Sauvignon Gris has more of a pinkish hue to its skin (it is also known as Sauvignon Rosé) and has similar levels of acidity as that of Sauvignon Blanc. Sauvignon Gris produces fruit with higher sugar levels than its cousin, which contribute to greater aromatics and a more rich and round feel to the wines.
At one point these wines were highly prized, yet due to the very low yields that the grape produces it almost became extinct. Wines produced from Sauvignon Gris tend to be richer and more voluptuous in texture than Sauvignon Blanc, with ripe fruit flavours of mango and melon as well as citrus notes. The wines are usually dry and tend to have some of the herbaceous notes so typical of the Sauvignon family.

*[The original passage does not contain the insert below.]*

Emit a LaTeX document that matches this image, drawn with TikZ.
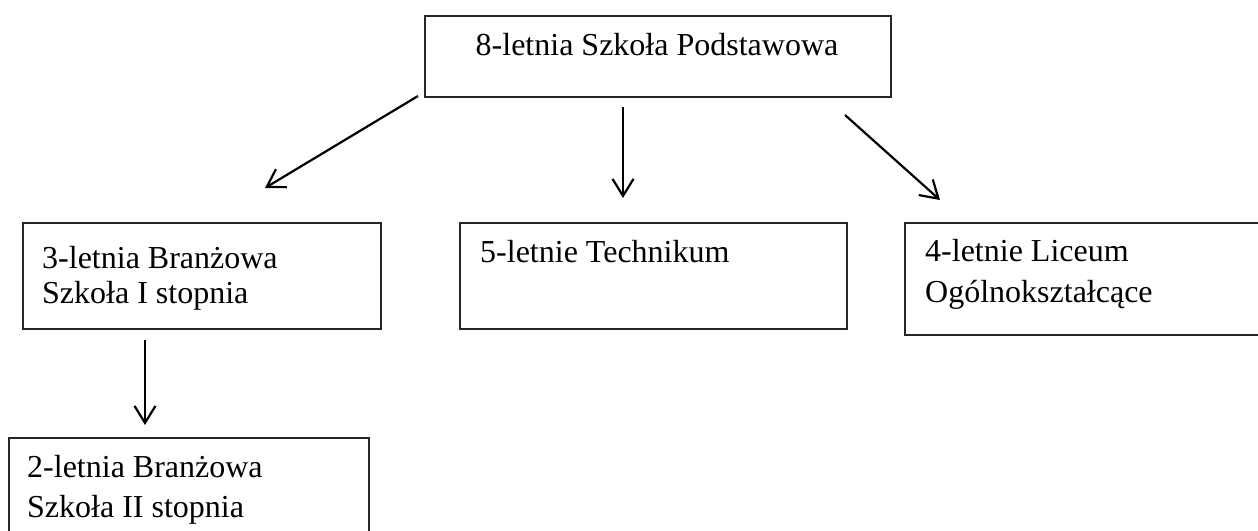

"In the nose, lychees and lime, with a touch of honey, on the palate fresh and exotic (pineapple and passionfruit come to mind), very rich and round finish.”

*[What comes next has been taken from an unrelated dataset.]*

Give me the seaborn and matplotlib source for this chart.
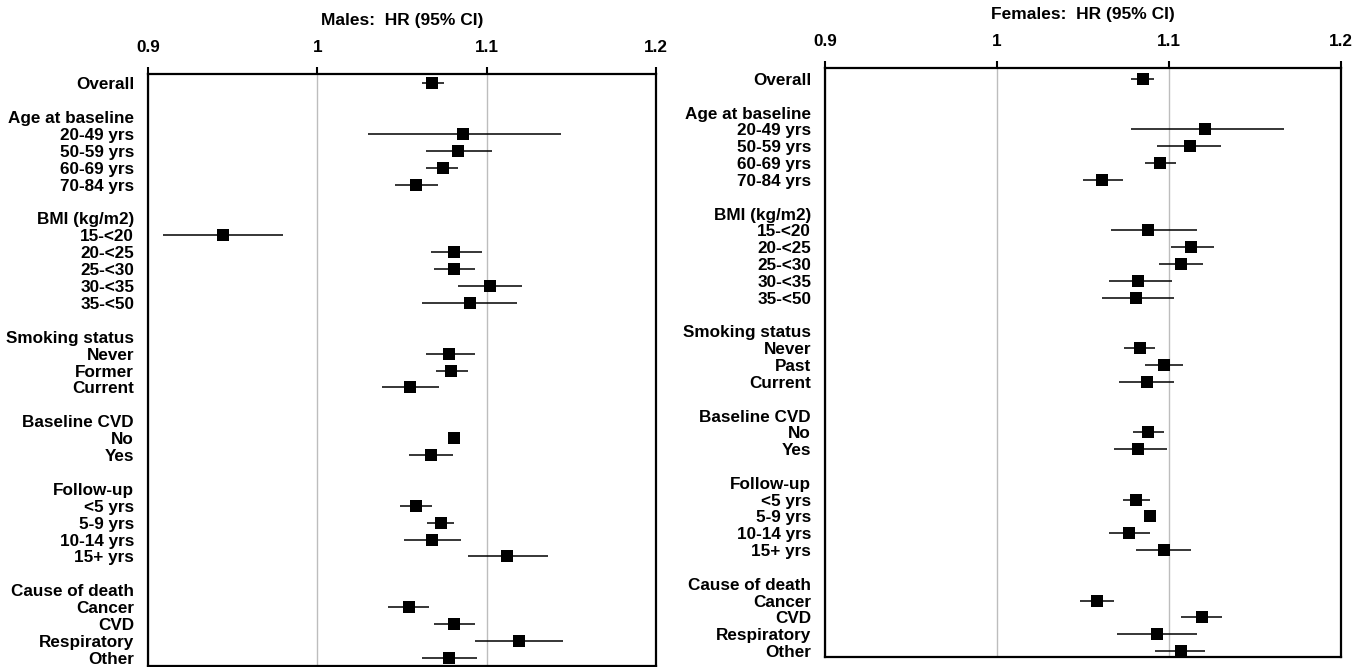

Tasting notes for ‘Le Savant’, Geneva, Switzerland.
The problem is that Sauvignon Gris is not a big yielder and it was as a result of this and phylloxera, the mite which decimated vineyards in the 1800's, that it became almost extinct.
Rediscovered in the 1980's growing in the Loire, it has since been reintroduced to the Graves region of Bordeaux and has since spread to Australia, Chile and New Zealand.
Its origins remain something of a mystery although it is generally accepted to have come from the Loire region of France. It is either a mutation of Sauvignon Blanc or an older version of the variety.